IQ lets you use the info, but it doesn't make you prefer it to video games. Parenting removes the possibility of video games.

You seem to be assuming that kids will know to find all the resources on their own, and generally do the executive function things a parent would likely be much better at. Parental encouragement, purchase of supplies (robot, pencils), and setting up the house comfortably for the hobbies (desks, quiet space) all matter greatly on top of what you can get by googling "learn to code"

It seems like part of the problem with the Caplan take, is that people imagine wildly different parameters for the parental Overton window.

Parents will obviously buy pencils. The few children so deprived they don't even get pencils from home are given them at school (along with paper, snacks, and some other things).

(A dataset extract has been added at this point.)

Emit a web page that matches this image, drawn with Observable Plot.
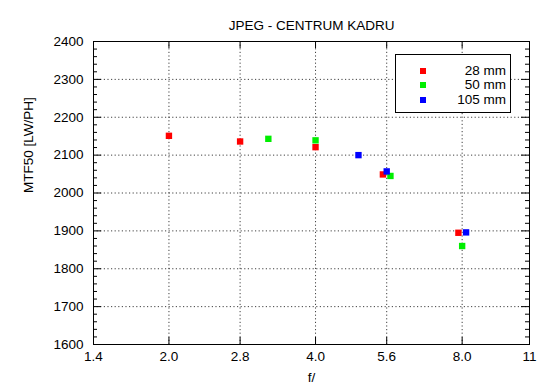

Most parents can and will get desks and a lower end robot, keyboard, hard drive, or whatever. This is especially true if the kid is credibly using it for educational purposes. Some parents also have better connections, more money, more home space, and time to take the kid to clubs, but this seems in some sense intrinsic -- most parents won't be able to change these things just by wanting to.

A quiet space can be surprisingly hard! Maybe the kid should go to the library?